Schwäbische Zeitung (Bad Saulgau)
Einfach mal durchatmen
Niedriger als angepeilt ist die Zahl der Asylanträge in Deutschland, das Aufatmen der Koalition ist groß. Die politischen Maßnahmen haben ge- wirkt, meint ein stolzer Innenminister Horst Seehofer. Er hat Recht, falls er das nicht nur auf Deutschland und seine eigene Arbeit bezieht. Natürlich hat die Bundesregierung einiges getan, zu einer geordneten, sprich defensiveren Flüchtlingspolitik zu kommen.
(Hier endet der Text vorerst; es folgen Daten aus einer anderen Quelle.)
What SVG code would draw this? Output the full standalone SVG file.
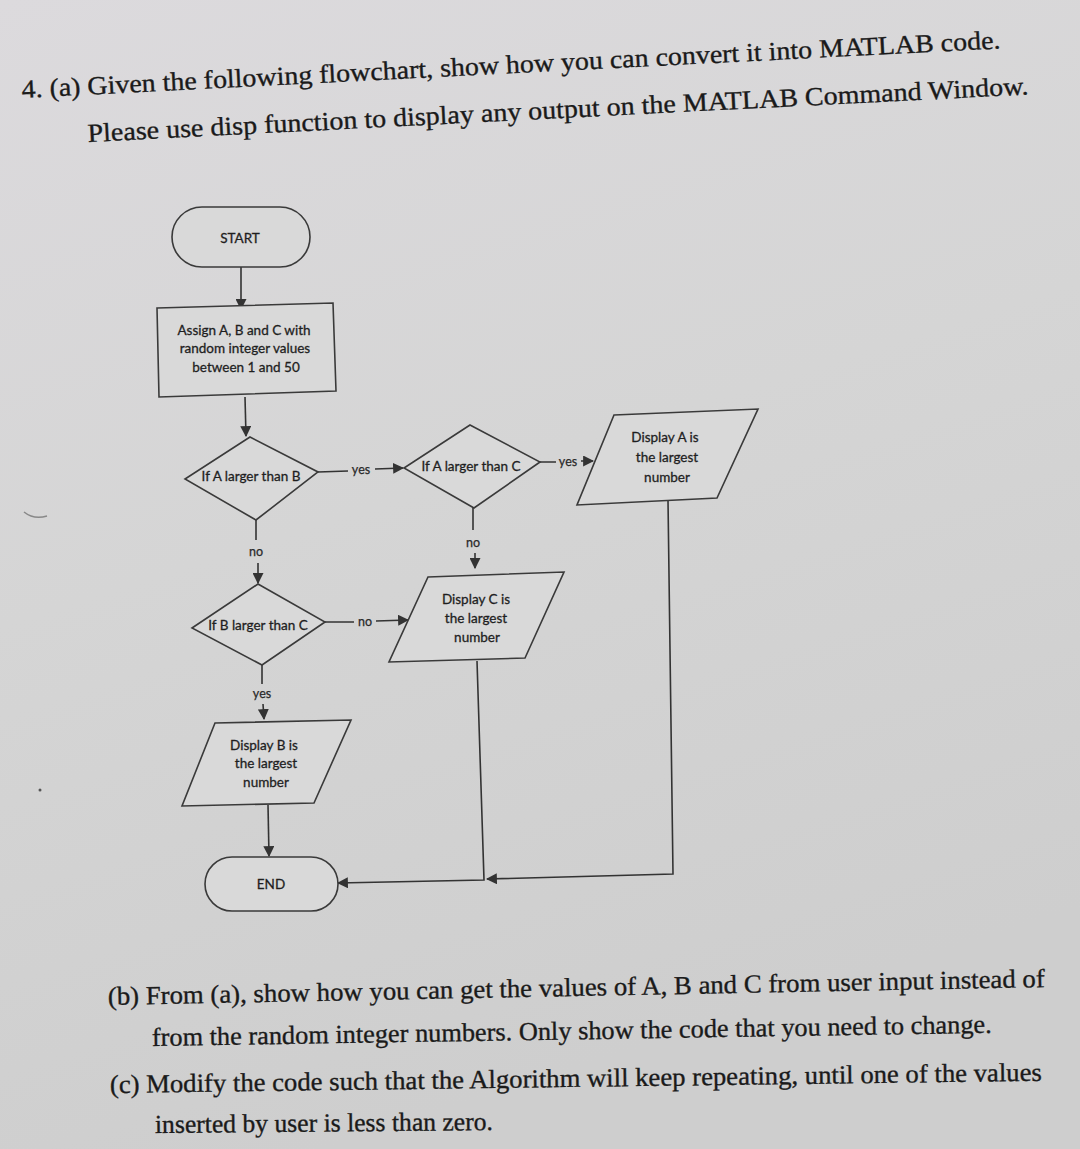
<svg xmlns="http://www.w3.org/2000/svg" width="1080" height="1149" viewBox="0 0 1080 1149">
<defs>
<linearGradient id="bg" x1="0" y1="0" x2="0.3" y2="1">
<stop offset="0" stop-color="#dcdadd"/>
<stop offset="0.5" stop-color="#d5d5d5"/>
<stop offset="1" stop-color="#cecece"/>
</linearGradient>
<marker id="ah" viewBox="0 0 10 10" refX="9" refY="5" markerWidth="11" markerHeight="11" markerUnits="userSpaceOnUse" orient="auto">
<path d="M0,0 L10,5 L0,10 z" fill="#333"/>
</marker>
</defs>
<style>
.q{font-family:"Liberation Serif","Times New Roman",serif;font-size:26px;fill:#1a1a1a;stroke:#1a1a1a;stroke-width:0.35}
.n{fill:#d9d9d9;stroke:#3a3a3a;stroke-width:1.6}
.t{font-family:Lato,"Liberation Sans",sans-serif;font-size:13.5px;fill:#1f1f1f;stroke:#1f1f1f;stroke-width:0.3;text-anchor:middle}
.c{fill:none;stroke:#333;stroke-width:1.6}
.l{font-family:Lato,"Liberation Sans",sans-serif;font-size:12.5px;fill:#2a2a2a;stroke:#2a2a2a;stroke-width:0.25;text-anchor:middle}
</style>
<rect width="1080" height="1149" fill="url(#bg)"/>

<g id="question">
<text class="q" x="22" y="98" textLength="980" lengthAdjust="spacingAndGlyphs" transform="rotate(-2.9 22 98)">4. (a) Given the following flowchart, show how you can convert it into MATLAB code.</text>
<text class="q" x="88" y="142" textLength="942" lengthAdjust="spacingAndGlyphs" transform="rotate(-2.9 88 142)">Please use disp function to display any output on the MATLAB Command Window.</text>
<text class="q" x="108" y="1005" textLength="937" lengthAdjust="spacingAndGlyphs" transform="rotate(-1.1 108 1005)">(b) From (a), show how you can get the values of A, B and C from user input instead of</text>
<text class="q" x="152" y="1046" textLength="840" lengthAdjust="spacingAndGlyphs" transform="rotate(-0.9 152 1046)">from the random integer numbers. Only show the code that you need to change.</text>
<text class="q" x="110" y="1093" textLength="932" lengthAdjust="spacingAndGlyphs" transform="rotate(-0.75 110 1093)">(c) Modify the code such that the Algorithm will keep repeating, until one of the values</text>
<text class="q" x="155" y="1133" textLength="338" lengthAdjust="spacingAndGlyphs" transform="rotate(-0.5 155 1133)">inserted by user is less than zero.</text>
</g>

<g id="connectors">
<path class="c" d="M241,267 L241,309" marker-end="url(#ah)"/>
<path class="c" d="M245,397 L246,436" marker-end="url(#ah)"/>
<path class="c" d="M318,472 L348,471 M375,469 L403,468" marker-end="url(#ah)"/>
<path class="c" d="M540,462 L556,462 M581,461 L593,461" marker-end="url(#ah)"/>
<path class="c" d="M256,520 L256,540 M258,563 L258,583" marker-end="url(#ah)"/>
<path class="c" d="M473,508 L473,530 M475,553 L475,568" marker-end="url(#ah)"/>
<path class="c" d="M325,622 L354,622 M376,621 L408,620" marker-end="url(#ah)"/>
<path class="c" d="M262,665 L262,684 M263,704 L264,719" marker-end="url(#ah)"/>
<path class="c" d="M268,805 L269,856" marker-end="url(#ah)"/>
<path class="c" d="M668,500 L673,874 L487,879" marker-end="url(#ah)"/>
<path class="c" d="M477,661 L484,880 L338,883" marker-end="url(#ah)"/>
<text class="l" x="361" y="474">yes</text>
<text class="l" x="568" y="466">yes</text>
<text class="l" x="256" y="556">no</text>
<text class="l" x="473" y="547">no</text>
<text class="l" x="365" y="626">no</text>
<text class="l" x="262" y="698">yes</text>
</g>

<g id="start">
<rect class="n" x="172" y="207" width="138" height="60" rx="30"/>
<text class="t" x="240" y="243">START</text>
</g>

<g id="assign">
<path class="n" d="M157,308 L333,303 L336,391 L159,397 Z"/>
<text class="t" x="244" y="335">Assign A, B and C with</text>
<text class="t" x="245" y="353">random integer values</text>
<text class="t" x="246" y="372">between 1 and 50</text>
</g>

<g id="dec-ab">
<path class="n" d="M250,437 L318,472 L256,520 L185,479 Z"/>
<text class="t" x="251" y="481">If A larger than B</text>
</g>

<g id="dec-ac">
<path class="n" d="M470,425 L540,462 L474,508 L404,468 Z"/>
<text class="t" x="471" y="471">If A larger than C</text>
</g>

<g id="disp-a">
<path class="n" d="M614,415 L758,409 L717,498 L577,505 Z"/>
<text class="t" x="665" y="442">Display A is</text>
<text class="t" x="667" y="462">the largest</text>
<text class="t" x="667" y="482">number</text>
</g>

<g id="dec-bc">
<path class="n" d="M258,584 L325,622 L262,665 L192,628 Z"/>
<text class="t" x="258" y="630">If B larger than C</text>
</g>

<g id="disp-c">
<path class="n" d="M428,577 L564,572 L525,658 L389,662 Z"/>
<text class="t" x="476" y="604">Display C is</text>
<text class="t" x="476" y="623">the largest</text>
<text class="t" x="477" y="642">number</text>
</g>

<g id="disp-b">
<path class="n" d="M215,723 L351,720 L314,803 L182,806 Z"/>
<text class="t" x="264" y="750">Display B is</text>
<text class="t" x="266" y="768">the largest</text>
<text class="t" x="266" y="787">number</text>
</g>

<g id="end">
<rect class="n" x="205" y="857" width="133" height="54" rx="27"/>
<text class="t" x="271" y="889">END</text>
</g>

<path d="M24,512 Q34,520 47,516" fill="none" stroke="#888" stroke-width="1.5"/>
<circle cx="40" cy="790" r="1.5" fill="#555"/>
</svg>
Sicherlich hat auch Horst Seehofer mit seiner Kritik etwas bewirkt.
Ausschlaggebender aber für den starken Rückgang ist das EUTürkei-Abkommen, sind die scharfen Kontrollen im Mittelmeer und das harte Vorgehen Griechenlands und Italiens. Der Migrationsdruck bleibt, und doch kann man in Deutschland jetzt einfach mal ruhig durchatmen. Der scharfe Streit um die Obergrenze ist fast vergessen. Horst Seehofer lässt alle Kritik stecken und lobt außer sich selbst auch die Arbeit der Politik und der deutschen Behörden. Die CSU hat schmerzlich gelernt, dass sie mit dem ständigen Thema Flüchtlinge eine ganz andere Partei groß macht. Und dass eine langfristige und gut erklärte Politik am Ende bessere Erfolge bringt.
Große Aufgaben bleiben: Drei Jahre nach der Anerkennung werden bis zu 750 000 Bescheide noch einmal überprüft werden. Die größte Herausforderung aber besteht darin, die anerkannten Asylbewerber zu integrieren, sie schneller als bisher in der deutschen Sprache – und damit in Deutschland – heimisch werden zu lassen.